◆ Exercise goal:
Pull each line holding the word "React" from the data.

— begin Raw data —

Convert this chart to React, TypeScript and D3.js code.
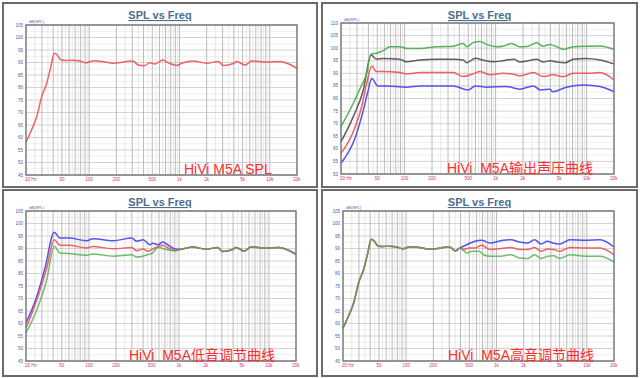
import React from 'react';
import * as d3 from 'd3';

type Pt = [number, number];

const TITLE = 'SPL vs Freq';
const FREQ_TICKS = [20, 50, 100, 200, 500, 1000, 2000, 5000, 10000, 20000];
const FREQ_TICK_LABELS = ['20 Hz', '50', '100', '200', '500', '1k', '2k', '5k', '10k', '20k'];
const Y_DOMAIN_A: [number, number] = [45, 105];
const Y_DOMAIN_B: [number, number] = [50, 110];

// Base response (panel 1)
const baseCurve: Pt[] = [
  [20, 58.1], [23, 63], [26.3, 68.3], [29.8, 76.3], [33.9, 81.7], [37.5, 88], [41.2, 93.7], [44, 93.1],
  [48.8, 91], [55, 90.8], [65, 90.9], [79, 90.6], [92, 89.9], [105, 90.5], [116, 90.7], [140, 90.4],
  [185, 89.7], [240, 90.2], [283, 90.6], [308, 90.5], [350, 89], [405, 88.7], [472, 89.9], [536, 89.4],
  [651, 91], [752, 89.9], [931, 88.8], [1059, 89.7], [1425, 90.6], [2000, 89.7], [2692, 90.4],
  [3057, 88.8], [3946, 89.6], [4300, 90.4], [5325, 89], [6310, 90.6], [9250, 90.2], [12980, 90.4],
  [16000, 89.5], [20000, 87.7],
];

// Panel 2: output SPL at four levels
const p2Green: Pt[] = [
  [20, 68.8], [27.3, 78.1], [32.4, 84], [38.3, 90], [42.7, 97.6], [49, 98], [58.3, 99], [69, 100.6],
  [88.7, 100.6], [105, 99.9], [148, 99.9], [225, 100.6], [343, 100.8], [441, 101.9], [481, 100.6],
  [569, 102.2], [673, 102.6], [797, 101.5], [1028, 100.6], [1200, 100.8], [1502, 101.9], [1838, 100.6],
  [2290, 100.8], [2835, 102.2], [3290, 100.8], [3960, 101.5], [4700, 100.6], [5550, 99.5], [7150, 100.6],
  [10000, 100.8], [14000, 100.9], [20000, 99.5],
];
const p2Black: Pt[] = [
  [20, 62.8], [27.3, 72.8], [35.2, 83.4], [42.7, 97.3], [49, 95.6], [58, 95.9], [88.7, 95.6], [105, 94.6],
  [148, 95.3], [225, 95.6], [343, 95.6], [441, 95.3], [481, 94.2], [600, 96], [720, 95.3], [950, 94.6],
  [1200, 95], [1600, 95.6], [1838, 94.5], [2290, 95], [2835, 95.6], [3350, 94.5], [3960, 95], [4700, 94.5],
  [5800, 94.2], [7150, 95.6], [10000, 95.9], [14000, 95.3], [20000, 93.7],
];
const p2Red: Pt[] = [
  [20, 58.2], [27.3, 66.8], [33.7, 76.7], [38.3, 86], [43.5, 92.9], [49, 90.7], [58, 90.7], [88.7, 90.3],
  [105, 89.7], [148, 90.3], [343, 90.3], [441, 88.7], [569, 89.8], [673, 90.7], [880, 89.4], [1200, 90],
  [1500, 89.8], [1838, 89], [2600, 90.3], [3350, 88.7], [4250, 89.4], [5550, 88.7], [7150, 90],
  [10000, 90], [14000, 90.3], [20000, 87.4],
];
const p2Blue: Pt[] = [
  [20, 54.3], [28.5, 64.2], [35.2, 75.4], [39.9, 83.4], [43.5, 87.9], [51, 85], [63, 85], [105, 84.5],
  [148, 85], [343, 85], [500, 83.4], [600, 85], [800, 84.5], [1300, 84.8], [1838, 83.7], [2600, 85],
  [3100, 83.4], [3960, 83.7], [4250, 82.7], [6000, 84.5], [9400, 85.4], [14000, 84.8], [20000, 82.7],
];

// Panel 3: bass adjustment
const p3BlueLow: Pt[] = [
  [20, 60.2], [26.4, 70.9], [32.5, 82.2], [41.2, 96.5], [47.6, 94.2], [60, 94.2], [94.4, 93.1], [111, 93.9],
  [187, 93.1], [299, 94.2], [339, 92.9], [401, 93.5], [477, 91.5], [508, 92.1], [590, 91.5], [658, 92.6],
  [762, 91.3], [905, 89.8],
];
const p3RedLow: Pt[] = [
  [20, 58.2], [26.4, 69.5], [34, 82.2], [41.2, 93.5], [47.6, 91.3], [60, 91.3], [94.4, 90.2], [111, 90.8],
  [187, 89.9], [299, 90.4], [339, 89.1], [401, 89.8], [450, 88.9], [540, 90.2], [658, 91.3], [762, 90.2],
  [905, 89.1],
];
const p3GreenLow: Pt[] = [
  [20, 56.2], [26.4, 65.5], [34, 77.5], [41.2, 90.9], [47.6, 88.2], [60, 88], [94.4, 87.3], [111, 87.8],
  [187, 86.9], [299, 87.5], [339, 86.6], [450, 87.5], [508, 88.2], [590, 90.5], [720, 89.6], [905, 89.1],
];

// Panel 4: treble adjustment
const p4BlueHigh: Pt[] = [
  [393, 90.2], [430, 90.9], [500, 92], [578, 92.9], [685, 93.3], [847, 92.2], [1142, 93.2], [1450, 93.5],
  [1800, 92.6], [2220, 92.2], [2640, 93.5], [3120, 91.8], [3680, 92.9], [4200, 92.2], [5000, 91.8],
  [6520, 93.5], [9600, 93.3], [14000, 93.5], [20000, 90.6],
];
const p4RedHigh: Pt[] = [
  [393, 90.2], [430, 89.6], [500, 90.2], [578, 90.2], [685, 91.3], [847, 89.6], [1142, 90], [1450, 90.4],
  [1800, 89.6], [2220, 89.6], [2640, 90.4], [3120, 88.9], [3680, 89.8], [4300, 89.6], [5000, 88.9],
  [6520, 90.4], [9600, 90.2], [14000, 90.2], [20000, 87.5],
];
const p4GreenHigh: Pt[] = [
  [393, 90.2], [420, 89.6], [470, 88.2], [540, 88.9], [640, 88.9], [720, 87.5], [847, 86.9], [1100, 86.9],
  [1450, 87.5], [1800, 86.2], [2220, 86], [2640, 87.5], [3120, 86], [3680, 86.9], [4300, 87.1],
  [5000, 86], [6520, 87.5], [9600, 86.9], [14000, 86.9], [20000, 84.6],
];

const LABEL1 = 'HiVi M5A SPL';
const LABEL2 = 'HiVi  M5A输出声压曲线';
const LABEL3 = 'HiVi  M5A低音调节曲线';
const LABEL4 = 'HiVi  M5A高音调节曲线';

const RED = '#f05858';
const GREEN = '#4fae4f';
const BLACK = '#555555';
const BLUE = '#4a4af0';

const tail = baseCurve.filter((d) => d[0] > 1000);
const head = baseCurve.filter((d) => d[0] <= 350);

type Series = { pts: Pt[]; color: string; opacity?: number };
type Panel = {
  box: [number, number, number, number];
  plot: [number, number, number, number];
  yDomain: [number, number];
  label: string;
  labelX: number;
  labelY: number;
  series: Series[];
};

const panels: Panel[] = [
  {
    box: [3, 3, 317, 187], plot: [26, 25, 297, 175], yDomain: Y_DOMAIN_A, label: LABEL1, labelX: 184, labelY: 174,
    series: [{ pts: baseCurve, color: RED }],
  },
  {
    box: [322, 3, 637, 187], plot: [341, 23, 614, 174], yDomain: Y_DOMAIN_B, label: LABEL2, labelX: 447, labelY: 173,
    series: [
      { pts: p2Blue, color: BLUE }, { pts: p2Red, color: RED }, { pts: p2Black, color: BLACK }, { pts: p2Green, color: GREEN },
    ],
  },
  {
    box: [3, 190, 317, 376], plot: [26, 211, 296, 361], yDomain: Y_DOMAIN_A, label: LABEL3, labelX: 129, labelY: 360,
    series: [
      { pts: [...p3BlueLow, ...tail], color: BLUE },
      { pts: [...p3RedLow, ...tail], color: RED },
      { pts: [...p3GreenLow, ...tail], color: GREEN, opacity: 0.8 },
    ],
  },
  {
    box: [322, 190, 637, 376], plot: [343, 211, 614, 361], yDomain: Y_DOMAIN_A, label: LABEL4, labelX: 448, labelY: 360,
    series: [
      { pts: [...head, ...p4BlueHigh], color: BLUE },
      { pts: [...head, ...p4RedHigh], color: RED },
      { pts: [...head, ...p4GreenHigh], color: GREEN, opacity: 0.8 },
    ],
  },
];

function PanelView({ p }: { p: Panel }) {
  const [bx0, by0, bx1, by1] = p.box;
  const [px0, py0, px1, py1] = p.plot;
  const x = d3.scaleLog().domain([20, 20000]).range([px0, px1]);
  const y = d3.scaleLinear().domain(p.yDomain).range([py1, py0]);
  const majorY = d3.range(p.yDomain[0], p.yDomain[1] + 0.01, 5);
  const minorY = d3.range(p.yDomain[0] + 2.5, p.yDomain[1], 5);
  const vMajor: number[] = [];
  const vMinor: number[] = [];
  [10, 100, 1000, 10000].forEach((dec) => {
    for (let m = 1; m <= 9; m++) {
      const f = m * dec;
      if (f > 20 && f < 20000) vMajor.push(f);
      const h = (m + 0.5) * dec;
      if (h > 20 && h < 20000 && m >= 2) vMinor.push(h);
    }
  });
  const line = d3.line<Pt>().x((d) => x(d[0])).y((d) => y(d[1])).curve(d3.curveMonotoneX);
  const cx = (bx0 + bx1) / 2;
  return (
    <g>
      <rect x={bx0} y={by0} width={bx1 - bx0} height={by1 - by0} fill="#fff" stroke="#6a6a6a" strokeWidth={2} />
      <text x={cx} y={by0 + 16} textAnchor="middle" fontFamily="Liberation Sans, Arial, sans-serif" fontWeight="bold"
        fontSize={11} fill="#4d6e8e" textDecoration="underline">{TITLE}</text>
      {minorY.map((v) => (
        <line key={'my' + v} x1={px0} x2={px1} y1={y(v)} y2={y(v)} stroke="#ececec" strokeWidth={0.8} />
      ))}
      {vMinor.map((f) => (
        <line key={'vm' + f} x1={x(f)} x2={x(f)} y1={py0} y2={py1} stroke="#e2e2e2" strokeWidth={0.8} />
      ))}
      {majorY.map((v) => (
        <line key={'My' + v} x1={px0} x2={px1} y1={y(v)} y2={y(v)} stroke="#c8c8c8" strokeWidth={0.8} />
      ))}
      {vMajor.map((f) => (
        <line key={'vM' + f} x1={x(f)} x2={x(f)} y1={py0} y2={py1} stroke="#b4b4b4" strokeWidth={0.9} />
      ))}
      {p.series.map((s, i) => (
        <path key={i} d={line(s.pts) || ''} fill="none" stroke={s.color} strokeWidth={1.5} strokeOpacity={s.opacity ?? 0.95} />
      ))}
      <rect x={px0} y={py0} width={px1 - px0} height={py1 - py0} fill="none" stroke="#7a7a7a" strokeWidth={1.5} />
      {majorY.map((v) => (
        <text key={'yl' + v} x={px0 - 3} y={y(v) + 1.5} textAnchor="end" fontSize={4.5}
          fontFamily="Liberation Sans, Arial, sans-serif" fill="#3f62a8">{v}</text>
      ))}
      <text x={px0 + 3} y={py0 - 2} fontSize={4} fontFamily="Liberation Sans, Arial, sans-serif" fill="#3f62a8">dB(SPL)</text>
      {FREQ_TICKS.map((f, i) => (
        <text key={'xl' + f} x={i === 0 ? px0 - 1 : x(f)} y={py1 + 6} textAnchor={i === 0 ? 'start' : 'middle'} fontSize={4.5}
          fontFamily="Liberation Sans, Arial, sans-serif" fill="#c8347a">{FREQ_TICK_LABELS[i]}</text>
      ))}
      <text x={p.labelX} y={p.labelY} fontSize={14} fill="#ff2d2d"
        fontFamily="Liberation Sans, 'Noto Sans CJK SC', sans-serif" style={{ whiteSpace: 'pre' }}>{p.label}</text>
    </g>
  );
}

export default function App() {
  return (
    <svg width={641} height={378} style={{ position: 'absolute', left: 0, top: 0, background: '#fff' }}>
      <rect x={0} y={0} width={641} height={378} fill="#fff" />
      {panels.map((p, i) => <PanelView key={i} p={p} />)}
    </svg>
  );
}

— end Raw data —

◆ Expected output:
Convert this chart to React, TypeScript and D3.js code.
import React from 'react';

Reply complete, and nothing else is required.